- Active: 1776–1781
- Allegiance: Continental Congress of the United States
- Type: Infantry
- Part of: New Jersey Line
- Nickname: "Jersey Grays"
- Engagements: Battle of Valcour Island, New York Campaign, Battle of Brandywine, Battle of Germantown, Battle of Monmouth, the Sullivan Expedition, Battle of Springfield.

Commanders
- Notable commanders: Colonel Elias Dayton

= 3rd New Jersey Regiment =

The 3rd New Jersey Regiment was ordered to be formed on January 1, 1776, and establishment was formalized on January 10, 1776 at Elizabethtown, New Jersey for service with the Continental Army. Officers of the regiment were previously selected including Col. Elias Dayton, Anthony Walton White, Francis Barber, Capts. Joseph Bloomfield, Peter Dickinson, Samuel Potter, Thomas Patterson, John Ross, Thomas Reading, William Eugene Emlay, Anthony Sharp along with Surgeons, Ensigns, Lieutenants, and full companies of men who enlisted between February 19-27, 1776. The regiment first were given orders to fortify New Jersey for possible defense throughout the spring of 1776. They were also issued uniforms in greater numbers than most regiments at the time. Though the wool stores within New Jersey have been depleted, "drab" wool colored coats with blue facings were issued to the men, with white bound hats, new shirts, white cartridge box belts and bayonet belts, new invented knapsacks, and deerskin breeches. Thus, the regiment is later referenced as the "Jersey Grays" due to their drab coats, before being known as the "Jersey Blues" with Blue coats later issued in 1777.

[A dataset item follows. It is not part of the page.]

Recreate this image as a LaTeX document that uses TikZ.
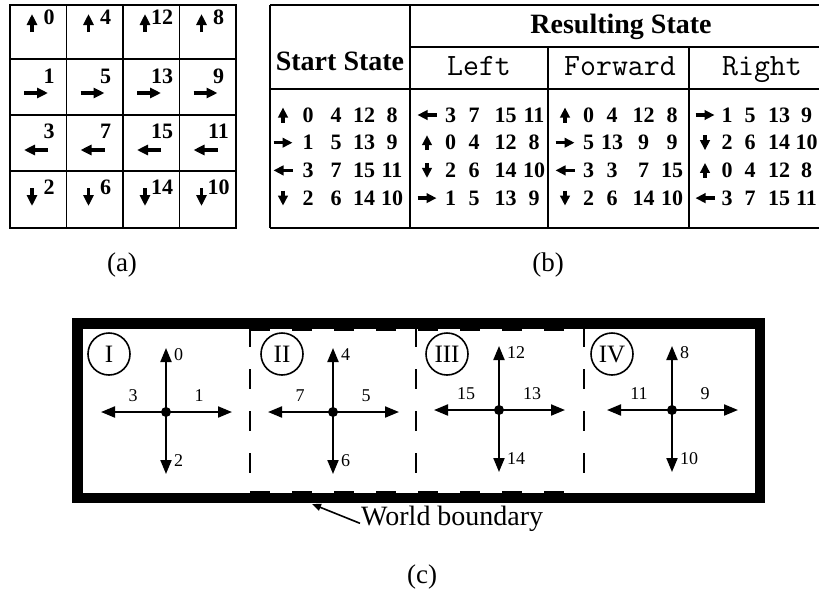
\documentclass[tikz,border=0pt]{standalone}
\usepackage{fontspec}
\setmainfont{Liberation Serif}
\usetikzlibrary{arrows.meta,calc}

\begin{document}
\begin{tikzpicture}[x=1pt,y=-1pt,
  gridline/.style={line width=1.8pt},
  tline/.style={line width=1.6pt},
  smallarr/.style={line width=3.3pt,-{Triangle[length=11pt,width=10pt]}},
  tabarr/.style={line width=3.3pt,-{Triangle[length=10pt,width=9.5pt]}},
  gridnum/.style={inner sep=0pt,font=\fontsize{22}{24}\selectfont\bfseries},
  tabnum/.style={inner sep=0pt,font=\fontsize{22}{24}\selectfont\bfseries},
  hdr/.style={inner sep=0pt,font=\fontsize{28}{30}\selectfont\bfseries},
  sub/.style={inner sep=0pt,font=\fontsize{31}{33}\selectfont\ttfamily},
  caption/.style={inner sep=0pt,font=\fontsize{27}{29}\selectfont},
  border/.style={line width=10.5pt},
  divider/.style={line width=2pt,dash pattern=on 20pt off 22pt},
  regcirc/.style={circle,draw,line width=1.6pt,minimum size=42pt,inner sep=0pt,
    font=\fontsize{25}{27}\selectfont},
  hub/.style={circle,fill,minimum size=10pt,inner sep=0pt},
  crossarr/.style={line width=2pt,-{Triangle[length=14pt,width=11pt]}},
  crosslbl/.style={inner sep=0pt,font=\fontsize{18}{20}\selectfont},
  pointer/.style={line width=1.6pt,-{Triangle[length=9pt,width=7pt]}},
]
\useasboundingbox (0,0) rectangle (819,590);
\fill[white] (0,0) rectangle (819,590);
\clip (0,0) rectangle (819,590);

% ---------- (a) the sixteen states on a 4x4 grid ----------
\draw[gridline] (10,5) rectangle (236,228);
\foreach \gx in {66.5,123,179.5} \draw[gridline] (\gx,5) -- (\gx,228);
\foreach \gy in {59,115,171} \draw[gridline] (10,\gy) -- (236,\gy);
\foreach \c/\na/\nb/\nc/\nd in {0/0/1/3/2, 1/4/5/7/6, 2/12/13/15/14, 3/8/9/11/10} {
  \pgfmathsetmacro\xl{10+56.5*\c}
  \draw[smallarr] (\xl+22,32) -- (\xl+22,14);
  \node[gridnum] (g\c-1) at (\xl+39,17) {\na};
  \draw[smallarr] (\xl+14,93) -- (\xl+38,93);
  \node[gridnum] (g\c-2) at (\xl+39,76) {\nb};
  \draw[smallarr] (\xl+38,150) -- (\xl+14,150);
  \node[gridnum] (g\c-3) at (\xl+39,131) {\nc};
  \draw[smallarr] (\xl+22,188) -- (\xl+22,206);
  \node[gridnum] (g\c-4) at (\xl+39,187) {\nd};
}
\node[caption] (capa) at (122,265) {(a)};

% ---------- (b) transition table ----------
\draw[tline] (270,5) -- (830,5);
\draw[tline] (270,5) -- (270,228);
\draw[tline] (410,47) -- (830,47);
\draw[tline] (270,89) -- (830,89);
\draw[tline] (270,228) -- (830,228);
\draw[tline,line width=2.4pt] (410,5) -- (410,228);
\draw[tline] (548,47) -- (548,228);
\draw[tline] (689,47) -- (689,228);

\node[hdr] (start) at (340,61) {Start State};
\node[hdr,anchor=base] (result) at (621,33) {Resulting State};
\node[sub,anchor=base] (left) at (479,75) {Left};
\node[sub,anchor=base] (fwd) at (620,75) {Forward};
\node[sub,anchor=base] (right) at (762,75) {Right};

% arrow x, then the centres of the four number columns
\foreach \p/\ax/\pa/\pb/\pc/\pd/\rows in {
  s/283/308/336/364/392/{0/-1/0/4/12/8, 1/0/1/5/13/9, -1/0/3/7/15/11, 0/1/2/6/14/10},
  l/427/450.5/474/505.5/534/{-1/0/3/7/15/11, 0/-1/0/4/12/8, 0/1/2/6/14/10, 1/0/1/5/13/9},
  f/565/588.5/612/643.5/672/{0/-1/0/4/12/8, 1/0/5/13/9/9, -1/0/3/3/7/15, 0/1/2/6/14/10},
  r/705/727/750/779/806.5/{1/0/1/5/13/9, 0/1/2/6/14/10, 0/-1/0/4/12/8, -1/0/3/7/15/11}} {
  \foreach \ux/\uy/\na/\nb/\nc/\nd [count=\r] in \rows {
    \pgfmathsetmacro\ry{115+27.7*(\r-1)}
    \pgfmathsetmacro\hx{9.5*\ux}
    \pgfmathsetmacro\hy{7.5*\uy}
    \draw[tabarr] (\ax-\hx,\ry-\hy) -- (\ax+\hx,\ry+\hy);
    \node[tabnum] (\p\r a) at (\pa,\ry) {\na};
    \node[tabnum] (\p\r b) at (\pb,\ry) {\nb};
    \node[tabnum] (\p\r c) at (\pc,\ry) {\nc};
    \node[tabnum] (\p\r d) at (\pd,\ry) {\nd};
  }
}
\node[caption] (capb) at (548,265) {(b)};

% ---------- (c) the world split into four regions ----------
\draw[divider] (250,327) -- (250,493);
\draw[divider] (416,327) -- (416,493);
\draw[divider] (584,327) -- (584,493);
\draw[divider] (250,329.5) -- (584,329.5);
\draw[divider] (250,492) -- (584,492);
\draw[border] (77.25,323.25) rectangle (759.75,497.75);

\foreach \k/\cx/\cy/\lu/\lr/\ld/\ll/\rx in {
  I/166/412/0/1/2/3/109, II/333/412/4/5/6/7/282,
  III/499/410/12/13/14/15/447, IV/672/410/8/9/10/11/612} {
  \node[regcirc] (r\k) at (\rx,354) {\k};
  \coordinate (h\k-u) at (\cx,\cy-64);
  \coordinate (h\k-d) at (\cx,\cy+62);
  \coordinate (h\k-l) at (\cx-65,\cy);
  \coordinate (h\k-r) at (\cx+66,\cy);
  \node[hub] (h\k) at (\cx,\cy) {};
  \draw[crossarr] (h\k.center) -- (h\k-u);
  \draw[crossarr] (h\k.center) -- (h\k-d);
  \draw[crossarr] (h\k.center) -- (h\k-l);
  \draw[crossarr] (h\k.center) -- (h\k-r);
  \node[crosslbl,anchor=west] (l\k-u) at (\cx+8,\cy-57) {\lu};
  \node[crosslbl] (l\k-r) at (\cx+33,\cy-16) {\lr};
  \node[crosslbl,anchor=west] (l\k-d) at (\cx+8,\cy+49) {\ld};
  \node[crosslbl] (l\k-l) at (\cx-33,\cy-16) {\ll};
}

\node[caption,anchor=base west,font=\fontsize{28}{30}\selectfont] (wb) at (361,525) {World boundary};
\coordinate (bnd) at (312,504);
\draw[pointer] ([xshift=-1pt,yshift=-5pt]wb.west) -- (bnd);
\node[caption] (capc) at (422,577) {(c)};
\end{tikzpicture}
\end{document}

On May 2, 1776 the regiment paraded through New York City under review of George Washington. The general remarks that the regiment is the "Flower of all North American Forces" as 60-75% are in matching uniforms. The regiment is sent into the Mohawk Valley and spends the summer, fall, and winter building fortifications that become significant throughout the war, such as Forts Dayton and Stanwix, and Fort Ticonderoga.

The first establishment of the 3rd New Jersey is dismissed on Morristown Green on March 22nd, 1777. Those that reenlist, reenlist in the second establishment-the "Jersey Blues" as they are issued blue coats. The regiment saw action at the Battle of Brandywine, Battle of Germantown, Battle of Monmouth, the Forage Wars, Sullivan Expedition and the Battle of Springfield. The regiment was disbanded on January 1, 1781, at Pompton, New Jersey.

One of the captains of this regiment was Jonathan Dayton, the youngest signatory of the United States Constitution.